In that sense, the latest progress report is important because it suggests the project is still moving through the necessary gates rather than stalling. That may not deliver an immediate re-rating, but it helps preserve the underlying development narrative.

The ASX Small-Cap Energy Lens

On the ASX, junior energy stocks are operating in a market that has become more selective. Investors are willing to back gas exposure, particularly where supply scarcity and energy security themes are supportive, but they are less forgiving of delays and vague milestones.

Empyrean’s challenge is straightforward: show that Mako can advance on a timetable that supports commercial credibility. The closer the project gets to firm development outcomes, the easier it becomes for the market to place value on the asset beyond headline resource potential.

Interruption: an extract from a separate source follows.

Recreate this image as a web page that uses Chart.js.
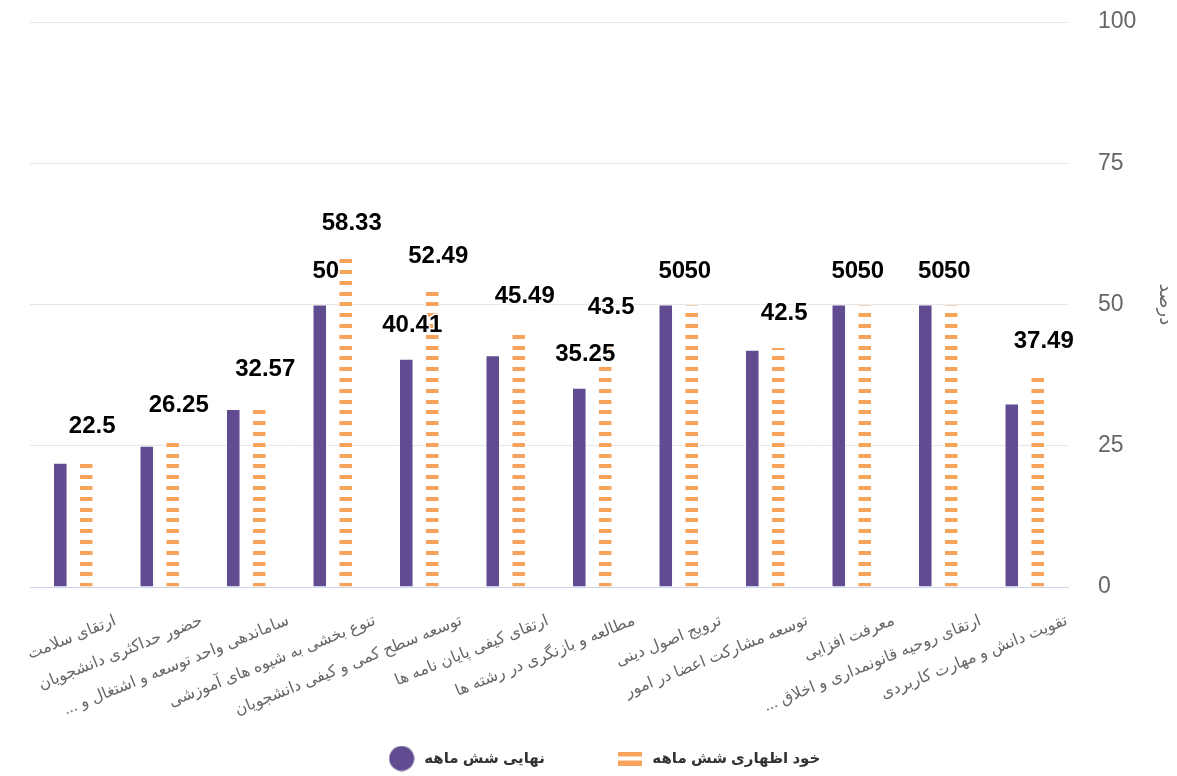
<!DOCTYPE html>
<html>
<head>
<meta charset="utf-8">
<script src="https://cdn.jsdelivr.net/npm/chart.js@4.4.0/dist/chart.umd.min.js"></script>
<style>
  html, body { margin: 0; padding: 0; background: #fff; }
  #wrap { width: 1177px; height: 776px; }
</style>
</head>
<body>
<div id="wrap"><canvas id="chart"></canvas></div>
<script>
// RLM after the trailing dots keeps them on the left side of the rtl text
const categories = [
    'ارتقای سلامت',
    'حضور حداکثری دانشجویان',
    'ساماندهی واحد توسعه و اشتغال و ...\u200F',
    'تنوع بخشی به شیوه های آموزشی',
    'توسعه سطح کمی و کیفی دانشجویان',
    'ارتقای کیفی پایان نامه ها',
    'مطالعه و بازنگری در رشته ها',
    'ترویج اصول دینی',
    'توسعه مشارکت اعضا در امور',
    'معرفت افزایی',
    'ارتقای روحیه قانونمداری و اخلاق ...\u200F',
    'تقویت دانش و مهارت کاربردی'
];
const seriesNames = ['نهایی شش ماهه', 'خود اظهاری شش ماهه'];
const finalValues = [22, 25, 31.5, 50, 40.41, 41, 35.25, 50, 42, 50, 50, 32.5];
const selfValues = [22.5, 26.25, 32.57, 58.33, 52.49, 45.49, 43.5, 50, 42.5, 50, 50, 37.49];
const yTicks = [0, 25, 50, 75, 100];
const yTitle = 'درصد';

const PURPLE = '#614c91';
const ORANGE = '#f7a35c';
const FONT = "'Liberation Sans', 'DejaVu Sans', sans-serif";

Chart.defaults.font.family = FONT;
Chart.defaults.color = '#666';

const canvas = document.getElementById('chart');
const ctx = canvas.getContext('2d');

// orange bars are filled with horizontal dashes
const makeDashPattern = () => {
    const c = document.createElement('canvas');
    c.width = 20; c.height = 54;
    const g = c.getContext('2d');
    g.fillStyle = '#fff';
    g.fillRect(0, 0, 20, 54);
    g.fillStyle = ORANGE;
    for (let i = 0; i < 5; i++) g.fillRect(0, Math.round(i * 10.8), 20, 4);
    return ctx.createPattern(c, 'repeat');
};

const makeCircleIcon = () => {
    const c = document.createElement('canvas');
    c.width = 26; c.height = 26;
    const g = c.getContext('2d');
    g.fillStyle = PURPLE;
    g.beginPath();
    g.arc(13, 13, 12.5, 0, Math.PI * 2);
    g.fill();
    return c;
};

const makeDashIcon = () => {
    const c = document.createElement('canvas');
    c.width = 24; c.height = 14;
    const g = c.getContext('2d');
    g.fillStyle = ORANGE;
    g.fillRect(0, 0, 24, 5);
    g.fillRect(0, 9, 24, 5);
    return c;
};

const legendIcons = [makeCircleIcon(), makeDashIcon()];

// value labels above bars, the purple ones hidden when they collide
const valueLabels = {
    id: 'valueLabels',
    afterDatasetsDraw(chart) {
        const c = chart.ctx;
        c.save();
        c.font = 'bold 24px ' + FONT;
        c.textAlign = 'center';
        c.textBaseline = 'alphabetic';
        c.lineJoin = 'round';
        const boxes = [];
        [1, 0].forEach((di) => {
            const meta = chart.getDatasetMeta(di);
            const data = chart.data.datasets[di].data;
            meta.data.forEach((bar, i) => {
                const text = String(data[i]);
                const w = c.measureText(text).width;
                const x = bar.x + 6;
                const y = bar.y - 27;
                const box = { l: x - w / 2 + 2, r: x + w / 2 - 2, t: y - 24, b: y + 6 };
                const hit = boxes.some((o) => box.l < o.r && box.r > o.l && box.t < o.b && box.b > o.t);
                if (hit) return;
                boxes.push(box);
                c.strokeStyle = '#fff';
                c.lineWidth = 3;
                c.strokeText(text, x, y);
                c.fillStyle = '#000';
                c.fillText(text, x, y);
            });
        });
        c.restore();
    }
};

new Chart(canvas, {
    type: 'bar',
    data: {
        labels: categories,
        datasets: [
            {
                label: seriesNames[0],
                data: finalValues,
                backgroundColor: PURPLE,
                borderColor: 'rgba(255,255,255,0.5)',
                borderWidth: 1,
                categoryPercentage: 0.6,
                barPercentage: 0.56,
            },
            {
                label: seriesNames[1],
                data: selfValues,
                backgroundColor: makeDashPattern(),
                borderColor: '#fff',
                borderWidth: 1,
                categoryPercentage: 0.6,
                barPercentage: 0.56,
            },
        ],
    },
    options: {
        responsive: true,
        maintainAspectRatio: false,
        animation: false,
        devicePixelRatio: 1,
        layout: { padding: { top: 22, left: 30, right: 0, bottom: 0 } },
        scales: {
            x: {
                grid: { display: false, drawTicks: false },
                border: { color: '#ccd6eb', width: 1 },
                ticks: {
                    autoSkip: false,
                    minRotation: 22,
                    maxRotation: 22,
                    labelOffset: 42,
                    padding: 24,
                    color: '#666',
                    font: { size: 16 },
                },
                afterFit: (s) => {
                    s.height = 94;
                    s.paddingLeft = 0;
                    s.paddingRight = 0;
                    // long rotated labels run below the axis box, don't clip them
                    s._computeLabelArea = () => undefined;
                },
            },
            y: {
                position: 'right',
                min: 0,
                max: 100,
                grid: { color: '#e6e6e6', drawTicks: false },
                border: { display: false },
                afterBuildTicks: (s) => {
                    s.ticks = yTicks.map((v) => ({ value: v }));
                },
                ticks: {
                    padding: 30,
                    color: '#666',
                    font: { size: 23 },
                },
                title: {
                    display: true,
                    text: yTitle,
                    color: '#666',
                    font: { size: 18 },
                    padding: { top: 1, bottom: 0 },
                },
                afterFit: (s) => {
                    s.width = 109;
                    s.paddingTop = 0;
                    s.paddingBottom = 0;
                },
            },
        },
        plugins: {
            tooltip: { enabled: false },
            legend: {
                position: 'bottom',
                labels: {
                    usePointStyle: true,
                    boxWidth: 30,
                    pointStyleWidth: 30,
                    padding: 70,
                    color: '#333',
                    font: { size: 15, weight: 'bold' },
                    generateLabels: (chart) => {
                        const items = Chart.defaults.plugins.legend.labels.generateLabels(chart);
                        items.forEach((it, i) => {
                            it.pointStyle = legendIcons[i];
                            it.fontColor = '#333';
                        });
                        return items;
                    },
                },
            },
        },
    },
    plugins: [valueLabels],
});
</script>
</body>
</html>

  • Small-cap energy investors want clear milestones, not just resource scale.
  • Regional gas demand remains a supportive macro backdrop.
  • Execution, funding and approvals are still the major swing factors.

What Comes Next

The next phase for Empyrean will be judged by whether Mako can keep progressing through the practical steps that turn an offshore gas field into a producing asset. That includes development planning, regulatory work and the commercial arrangements needed to underpin project economics.

For now, the company has given the market a reminder that Mako remains active and strategically relevant. The real test is whether that steady progress can translate into harder catalysts that narrow the gap between project potential and realised value.

That is the point at which a long-dated gas story starts to look less speculative and more like a genuine development company outcome.